ML-Triton, A Multi-Level Compilation and Language Extension to Triton GPU Programming

TL;DR

The paper addresses the mismatch between GPU hardware hierarchy and single-level lowering in Triton by proposing ML-Triton, a multi-level compilation flow that starts at the workgroup level and progressively lowers toward warp-level intrinsics. It extends the Triton language with a Triton dialect (tt) and layout encoding to expose explicit data partitioning and warp-level programming, enabling near out-of-the-box performance on modern GPUs. Key contributions include a hierarchical lowering strategy, compiler hints, and warp-level programming support, with reported results showing performance above 95% of expert-written kernels on Intel GPUs. This approach improves portability and accessibility for researchers while maintaining high efficiency, particularly for dense ops like GEMM and MHA on AI workloads.

Abstract

In the era of LLMs, dense operations such as GEMM and MHA are critical components. These operations are well-suited for parallel execution using a tilebased approach. While traditional GPU programming often relies on low level interfaces like CUDA or SYCL, Triton has emerged as a DSL that offers a more user-friendly and portable alternative by programming at a higher level. The current Triton starts at the workgroup (aka threadblock) level, and directly lowers to per-thread level.

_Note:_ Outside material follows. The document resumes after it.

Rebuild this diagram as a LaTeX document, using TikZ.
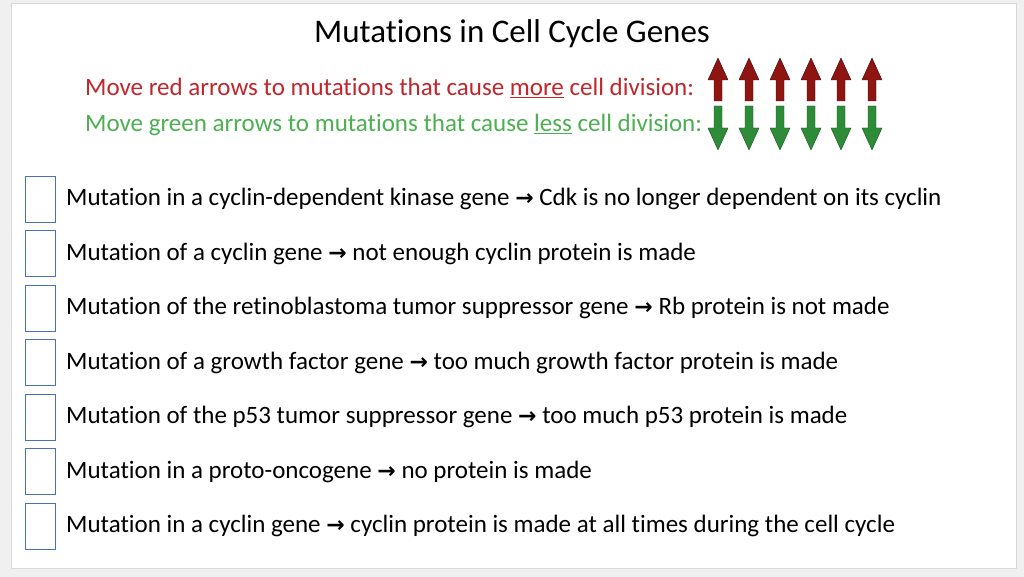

And then attempt to coalesce and amend through a series of passes, promoting information from low-level representation. We believe this is pre-mature lowering based on the below observations. 1. GPU has a hierarchical structure both physically and logically. Modern GPUs often feature SIMD units capable of directly operating on tiles on a warp or warpgroup basis, such as blocked load and blocked MMA. 2. Multi-level gradual lowering can make compiler decoupled and clean by separating considerations inter and intra a logical layer. 3. Kernel developers often need fine control to get good performance on the latest hardware. FlashAttention2 advocates explicit data partition between warps to make a performance boost. In this context, we propose ML-Triton which features multi-level compilation flow and programming interface. Our approach begins at the workgroup level and progressively lowers to the warp and intrinsic level, implementing a multilevel lowering align with the hierarchical nature of GPU. Additionally, we extend triton language to support user-set compiler hint and warp level programming, enabling researchers to get good out-of-the box performance without awaiting compiler updates. Experimental results demonstrate that our approach achieves performance above 95% of expert-written kernels on Intel GPU, as measured by the geometric mean.